Exactly repeat the material, dropping every picture from the copy.

§ **COLLECTED DATA**
- - -
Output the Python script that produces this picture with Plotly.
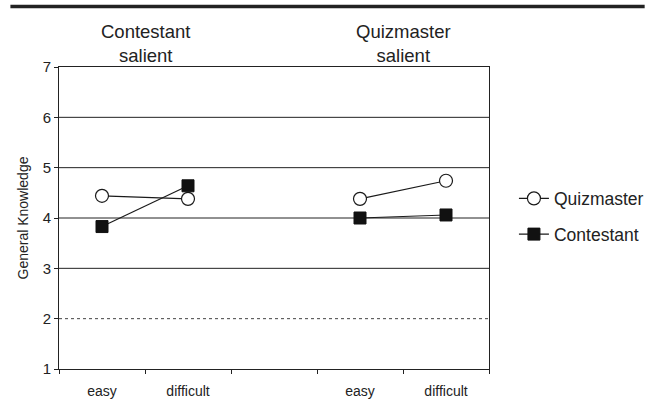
import plotly.graph_objects as go

# x slots: two conditions, with an empty slot in between
slot_labels = ['easy', 'difficult', '', 'easy', 'difficult']
panel_titles = ['Contestant<br>salient', 'Quizmaster<br>salient']

# mean General Knowledge ratings (None = gap between panels)
quizmaster = [4.44, 4.38, None, 4.38, 4.74]
contestant = [3.83, 4.64, None, 4.00, 4.06]

solid_grid = [3, 4, 5, 6]
dotted_grid = [2]

x_pos = [i + 0.5 for i in range(len(slot_labels))]

fig = go.Figure()
fig.add_trace(go.Scatter(x=x_pos, y=quizmaster, mode='lines+markers', name='Quizmaster',
                         legendgroup='q', connectgaps=False,
                         line=dict(color='#1a1a1a', width=1.2),
                         marker=dict(symbol='circle', size=13, color='white',
                                     line=dict(color='#1a1a1a', width=1.2))))
fig.add_trace(go.Scatter(x=x_pos, y=contestant, mode='lines+markers', name='Contestant',
                         legendgroup='c', connectgaps=False,
                         line=dict(color='#1a1a1a', width=1.2),
                         marker=dict(symbol='square', size=12, color='#111111',
                                     line=dict(color='#111111', width=1))))

# gridlines
for g in solid_grid:
    fig.add_hline(y=g, line=dict(color='#222222', width=1), layer='below')
for g in dotted_grid:
    fig.add_hline(y=g, line=dict(color='#444444', width=1, dash='dot'), layer='below')

# panel titles
for xc, t in zip([1, 4], panel_titles):
    fig.add_annotation(x=xc, y=1, xref='x', yref='paper', text=t, showarrow=False,
                       yanchor='bottom', yshift=-1,
                       font=dict(size=18.5, color='#222222', family='Liberation Sans, Arial'))

# rule across the top of the figure
fig.add_shape(type='line', xref='paper', yref='paper', x0=-0.113, x1=1.362, y0=1.2, y1=1.2,
              line=dict(color='#222222', width=3.5))

fig.update_layout(
    width=661, height=405,
    margin=dict(l=59, r=168, t=67, b=36),
    paper_bgcolor='white', plot_bgcolor='white',
    font=dict(family='Liberation Sans, Arial', color='#222222'),
    showlegend=True,
    legend=dict(x=1.058, y=0.505, xanchor='left', yanchor='middle',
                font=dict(size=17.5, color='#222222'),
                traceorder='grouped', tracegroupgap=10,
                bgcolor='rgba(0,0,0,0)'),
    xaxis=dict(range=[0, 5], tickmode='array', tickvals=x_pos, ticktext=slot_labels,
               showgrid=False, zeroline=False, showline=True, mirror=True,
               linecolor='#222222', linewidth=1, automargin=False,
               ticks='outside', ticklen=9, tickcolor='rgba(0,0,0,0)',
               tickfont=dict(size=14),
               minor=dict(tickvals=list(range(6)), ticks='outside', ticklen=4,
                          tickcolor='#222222', showgrid=False)),
    yaxis=dict(range=[1, 7], dtick=1, showgrid=False, zeroline=False, showline=True,
               mirror=True, linecolor='#222222', linewidth=1, automargin=False,
               ticks='outside', ticklen=4, tickcolor='#222222',
               tickfont=dict(size=15),
               title=dict(text='General Knowledge', font=dict(size=14), standoff=10)),
)

# drop the page's default body margin so the figure sits at the window's corner
fig.write_html("out.html", config={'displayModeBar': False},
               post_script="document.body.style.margin='0px';")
- - -
§ **TASK SOLUTION**
Output the Python script that produces this picture with Plotly.
import plotly.graph_objects as go

# x slots: two conditions, with an empty slot in between
slot_labels = ['easy', 'difficult', '', 'easy', 'difficult']
panel_titles = ['Contestant<br>salient', 'Quizmaster<br>salient']

# mean General Knowledge ratings (None = gap between panels)
quizmaster = [4.44, 4.38, None, 4.38, 4.74]
contestant = [3.83, 4.64, None, 4.00, 4.06]

solid_grid = [3, 4, 5, 6]
dotted_grid = [2]

x_pos = [i + 0.5 for i in range(len(slot_labels))]

fig = go.Figure()
fig.add_trace(go.Scatter(x=x_pos, y=quizmaster, mode='lines+markers', name='Quizmaster',
                         legendgroup='q', connectgaps=False,
                         line=dict(color='#1a1a1a', width=1.2),
                         marker=dict(symbol='circle', size=13, color='white',
                                     line=dict(color='#1a1a1a', width=1.2))))
fig.add_trace(go.Scatter(x=x_pos, y=contestant, mode='lines+markers', name='Contestant',
                         legendgroup='c', connectgaps=False,
                         line=dict(color='#1a1a1a', width=1.2),
                         marker=dict(symbol='square', size=12, color='#111111',
                                     line=dict(color='#111111', width=1))))

# gridlines
for g in solid_grid:
    fig.add_hline(y=g, line=dict(color='#222222', width=1), layer='below')
for g in dotted_grid:
    fig.add_hline(y=g, line=dict(color='#444444', width=1, dash='dot'), layer='below')

# panel titles
for xc, t in zip([1, 4], panel_titles):
    fig.add_annotation(x=xc, y=1, xref='x', yref='paper', text=t, showarrow=False,
                       yanchor='bottom', yshift=-1,
                       font=dict(size=18.5, color='#222222', family='Liberation Sans, Arial'))

# rule across the top of the figure
fig.add_shape(type='line', xref='paper', yref='paper', x0=-0.113, x1=1.362, y0=1.2, y1=1.2,
              line=dict(color='#222222', width=3.5))

fig.update_layout(
    width=661, height=405,
    margin=dict(l=59, r=168, t=67, b=36),
    paper_bgcolor='white', plot_bgcolor='white',
    font=dict(family='Liberation Sans, Arial', color='#222222'),
    showlegend=True,
    legend=dict(x=1.058, y=0.505, xanchor='left', yanchor='middle',
                font=dict(size=17.5, color='#222222'),
                traceorder='grouped', tracegroupgap=10,
                bgcolor='rgba(0,0,0,0)'),
    xaxis=dict(range=[0, 5], tickmode='array', tickvals=x_pos, ticktext=slot_labels,
               showgrid=False, zeroline=False, showline=True, mirror=True,
               linecolor='#222222', linewidth=1, automargin=False,
               ticks='outside', ticklen=9, tickcolor='rgba(0,0,0,0)',
               tickfont=dict(size=14),
               minor=dict(tickvals=list(range(6)), ticks='outside', ticklen=4,
                          tickcolor='#222222', showgrid=False)),
    yaxis=dict(range=[1, 7], dtick=1, showgrid=False, zeroline=False, showline=True,
               mirror=True, linecolor='#222222', linewidth=1, automargin=False,
               ticks='outside', ticklen=4, tickcolor='#222222',
               tickfont=dict(size=15),
               title=dict(text='General Knowledge', font=dict(size=14), standoff=10)),
)

# drop the page's default body margin so the figure sits at the window's corner
fig.write_html("out.html", config={'displayModeBar': False},
               post_script="document.body.style.margin='0px';")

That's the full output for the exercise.